Your goal
Locate the word "with" in the material, then show every line that holds it.

start Supplied entries

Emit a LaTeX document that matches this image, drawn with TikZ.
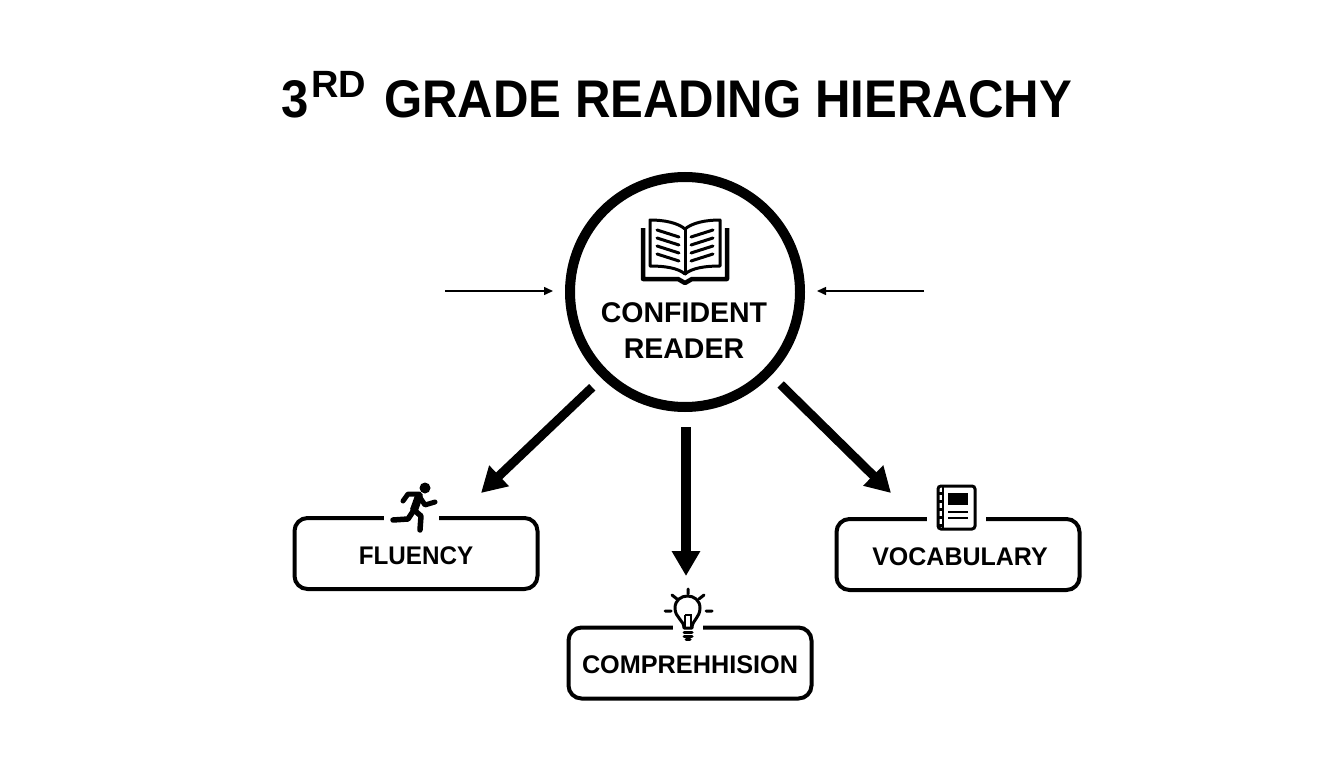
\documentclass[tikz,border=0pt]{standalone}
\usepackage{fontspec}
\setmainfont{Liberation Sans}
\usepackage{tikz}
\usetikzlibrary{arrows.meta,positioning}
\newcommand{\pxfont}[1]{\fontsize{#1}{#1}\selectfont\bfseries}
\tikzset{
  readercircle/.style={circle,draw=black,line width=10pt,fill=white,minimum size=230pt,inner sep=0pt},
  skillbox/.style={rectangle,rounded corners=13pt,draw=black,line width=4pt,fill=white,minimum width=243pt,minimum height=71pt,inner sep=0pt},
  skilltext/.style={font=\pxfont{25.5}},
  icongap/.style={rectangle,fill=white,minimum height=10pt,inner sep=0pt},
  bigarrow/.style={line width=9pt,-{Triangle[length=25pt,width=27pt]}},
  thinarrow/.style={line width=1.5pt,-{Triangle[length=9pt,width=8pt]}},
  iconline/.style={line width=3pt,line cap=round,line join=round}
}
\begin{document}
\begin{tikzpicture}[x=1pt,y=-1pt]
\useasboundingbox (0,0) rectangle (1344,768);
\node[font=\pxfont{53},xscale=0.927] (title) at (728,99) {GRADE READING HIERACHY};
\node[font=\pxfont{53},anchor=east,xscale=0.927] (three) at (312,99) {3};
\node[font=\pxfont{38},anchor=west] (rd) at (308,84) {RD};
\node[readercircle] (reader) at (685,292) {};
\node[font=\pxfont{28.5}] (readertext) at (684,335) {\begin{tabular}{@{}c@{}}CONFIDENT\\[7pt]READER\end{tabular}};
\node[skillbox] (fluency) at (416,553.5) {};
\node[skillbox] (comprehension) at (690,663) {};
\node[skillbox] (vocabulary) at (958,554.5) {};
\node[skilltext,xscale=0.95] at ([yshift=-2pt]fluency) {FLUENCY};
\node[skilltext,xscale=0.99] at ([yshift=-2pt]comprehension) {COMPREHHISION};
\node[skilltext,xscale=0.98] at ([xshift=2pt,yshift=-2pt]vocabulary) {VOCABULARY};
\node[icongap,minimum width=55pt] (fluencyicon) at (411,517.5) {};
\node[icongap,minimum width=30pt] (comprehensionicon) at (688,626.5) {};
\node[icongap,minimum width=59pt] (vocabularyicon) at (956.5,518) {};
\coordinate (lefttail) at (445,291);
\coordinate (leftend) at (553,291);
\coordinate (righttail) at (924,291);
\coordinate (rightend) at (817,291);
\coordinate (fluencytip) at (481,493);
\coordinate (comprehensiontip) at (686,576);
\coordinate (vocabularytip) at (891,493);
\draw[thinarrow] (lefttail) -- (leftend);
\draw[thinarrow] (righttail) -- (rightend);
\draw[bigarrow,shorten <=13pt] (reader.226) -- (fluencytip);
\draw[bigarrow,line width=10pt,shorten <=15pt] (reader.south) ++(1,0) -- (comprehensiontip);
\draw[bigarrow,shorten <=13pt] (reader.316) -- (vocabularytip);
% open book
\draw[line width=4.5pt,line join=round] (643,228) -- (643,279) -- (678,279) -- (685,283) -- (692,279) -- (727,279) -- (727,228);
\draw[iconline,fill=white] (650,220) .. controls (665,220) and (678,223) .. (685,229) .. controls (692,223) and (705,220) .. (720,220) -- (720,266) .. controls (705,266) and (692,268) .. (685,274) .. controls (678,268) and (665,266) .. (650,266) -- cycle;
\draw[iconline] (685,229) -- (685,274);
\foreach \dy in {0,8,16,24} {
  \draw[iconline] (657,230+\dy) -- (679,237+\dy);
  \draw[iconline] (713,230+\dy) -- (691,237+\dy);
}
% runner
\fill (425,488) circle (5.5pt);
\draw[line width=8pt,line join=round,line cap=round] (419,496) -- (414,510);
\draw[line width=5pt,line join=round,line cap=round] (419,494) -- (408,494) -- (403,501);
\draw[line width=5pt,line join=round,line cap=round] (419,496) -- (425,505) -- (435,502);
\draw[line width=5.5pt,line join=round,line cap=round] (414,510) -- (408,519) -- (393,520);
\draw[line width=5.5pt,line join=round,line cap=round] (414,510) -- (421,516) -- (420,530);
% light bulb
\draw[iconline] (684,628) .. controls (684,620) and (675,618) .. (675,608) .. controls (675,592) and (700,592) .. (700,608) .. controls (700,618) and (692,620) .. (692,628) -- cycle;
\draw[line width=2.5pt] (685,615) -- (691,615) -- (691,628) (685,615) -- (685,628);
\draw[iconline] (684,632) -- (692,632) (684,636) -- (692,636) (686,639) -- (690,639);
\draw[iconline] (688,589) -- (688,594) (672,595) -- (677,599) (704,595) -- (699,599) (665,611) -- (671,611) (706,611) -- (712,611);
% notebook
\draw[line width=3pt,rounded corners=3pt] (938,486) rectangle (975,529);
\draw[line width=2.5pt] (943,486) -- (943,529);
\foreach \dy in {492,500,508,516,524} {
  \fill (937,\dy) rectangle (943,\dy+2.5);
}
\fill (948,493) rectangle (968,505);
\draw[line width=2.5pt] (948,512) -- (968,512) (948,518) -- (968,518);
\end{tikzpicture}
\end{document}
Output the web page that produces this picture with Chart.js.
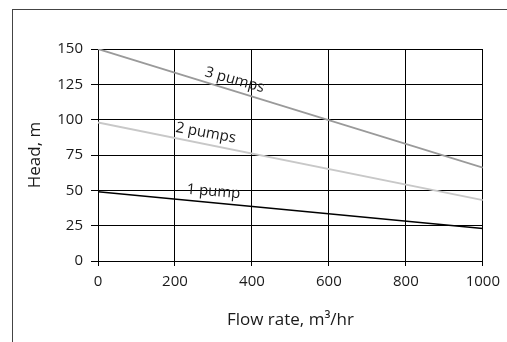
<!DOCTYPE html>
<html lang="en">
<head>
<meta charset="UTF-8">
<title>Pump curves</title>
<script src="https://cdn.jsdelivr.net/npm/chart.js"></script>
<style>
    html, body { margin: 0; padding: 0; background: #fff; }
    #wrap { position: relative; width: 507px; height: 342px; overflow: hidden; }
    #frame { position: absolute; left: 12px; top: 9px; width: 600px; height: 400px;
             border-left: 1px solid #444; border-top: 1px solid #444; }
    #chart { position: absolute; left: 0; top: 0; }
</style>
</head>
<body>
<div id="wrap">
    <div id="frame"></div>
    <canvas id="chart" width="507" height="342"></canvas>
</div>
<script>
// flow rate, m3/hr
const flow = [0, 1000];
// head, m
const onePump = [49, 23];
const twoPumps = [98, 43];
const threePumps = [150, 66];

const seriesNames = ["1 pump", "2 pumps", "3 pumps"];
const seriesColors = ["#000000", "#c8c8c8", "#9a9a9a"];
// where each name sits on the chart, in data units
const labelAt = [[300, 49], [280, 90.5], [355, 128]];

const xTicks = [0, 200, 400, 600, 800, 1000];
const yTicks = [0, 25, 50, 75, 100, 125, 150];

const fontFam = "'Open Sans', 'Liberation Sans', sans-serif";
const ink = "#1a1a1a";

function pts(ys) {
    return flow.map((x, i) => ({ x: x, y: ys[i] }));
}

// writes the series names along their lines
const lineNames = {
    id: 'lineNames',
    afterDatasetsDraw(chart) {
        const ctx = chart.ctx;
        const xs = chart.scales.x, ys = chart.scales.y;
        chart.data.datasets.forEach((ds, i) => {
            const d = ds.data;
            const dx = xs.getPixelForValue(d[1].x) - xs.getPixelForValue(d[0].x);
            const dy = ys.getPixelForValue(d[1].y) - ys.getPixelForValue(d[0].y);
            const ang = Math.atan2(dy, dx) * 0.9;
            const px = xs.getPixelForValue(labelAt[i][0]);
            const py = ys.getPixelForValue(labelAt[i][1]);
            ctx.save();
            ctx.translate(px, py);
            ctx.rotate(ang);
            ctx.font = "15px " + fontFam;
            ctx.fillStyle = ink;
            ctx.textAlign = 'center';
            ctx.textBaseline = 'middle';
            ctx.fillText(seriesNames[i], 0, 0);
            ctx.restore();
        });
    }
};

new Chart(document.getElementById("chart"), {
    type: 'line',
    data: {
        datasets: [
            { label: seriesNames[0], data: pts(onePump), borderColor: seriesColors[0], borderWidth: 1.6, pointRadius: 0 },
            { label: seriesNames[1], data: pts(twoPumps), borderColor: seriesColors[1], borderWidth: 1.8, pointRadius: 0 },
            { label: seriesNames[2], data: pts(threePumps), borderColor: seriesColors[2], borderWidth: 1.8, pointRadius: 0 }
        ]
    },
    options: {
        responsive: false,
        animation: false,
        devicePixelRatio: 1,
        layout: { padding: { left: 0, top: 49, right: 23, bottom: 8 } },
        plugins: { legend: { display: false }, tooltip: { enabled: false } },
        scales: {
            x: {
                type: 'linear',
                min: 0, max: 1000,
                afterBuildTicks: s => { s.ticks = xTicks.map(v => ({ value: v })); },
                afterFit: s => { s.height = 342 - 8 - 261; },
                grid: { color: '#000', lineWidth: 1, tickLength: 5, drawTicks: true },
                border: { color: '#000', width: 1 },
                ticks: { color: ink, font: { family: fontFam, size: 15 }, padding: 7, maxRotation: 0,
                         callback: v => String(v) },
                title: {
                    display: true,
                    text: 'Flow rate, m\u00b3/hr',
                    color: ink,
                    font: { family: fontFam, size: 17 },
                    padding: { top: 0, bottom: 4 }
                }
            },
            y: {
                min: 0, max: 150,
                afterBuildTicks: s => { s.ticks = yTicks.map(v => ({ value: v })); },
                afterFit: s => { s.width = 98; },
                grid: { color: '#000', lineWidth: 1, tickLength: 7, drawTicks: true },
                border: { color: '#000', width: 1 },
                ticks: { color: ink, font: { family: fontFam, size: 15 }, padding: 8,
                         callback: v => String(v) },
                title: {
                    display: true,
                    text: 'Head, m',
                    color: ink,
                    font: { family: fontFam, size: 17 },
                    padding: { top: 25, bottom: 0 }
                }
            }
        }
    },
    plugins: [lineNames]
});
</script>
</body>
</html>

end Supplied entries

Response to this task
Emit a LaTeX document that matches this image, drawn with TikZ.
Output the web page that produces this picture with Chart.js.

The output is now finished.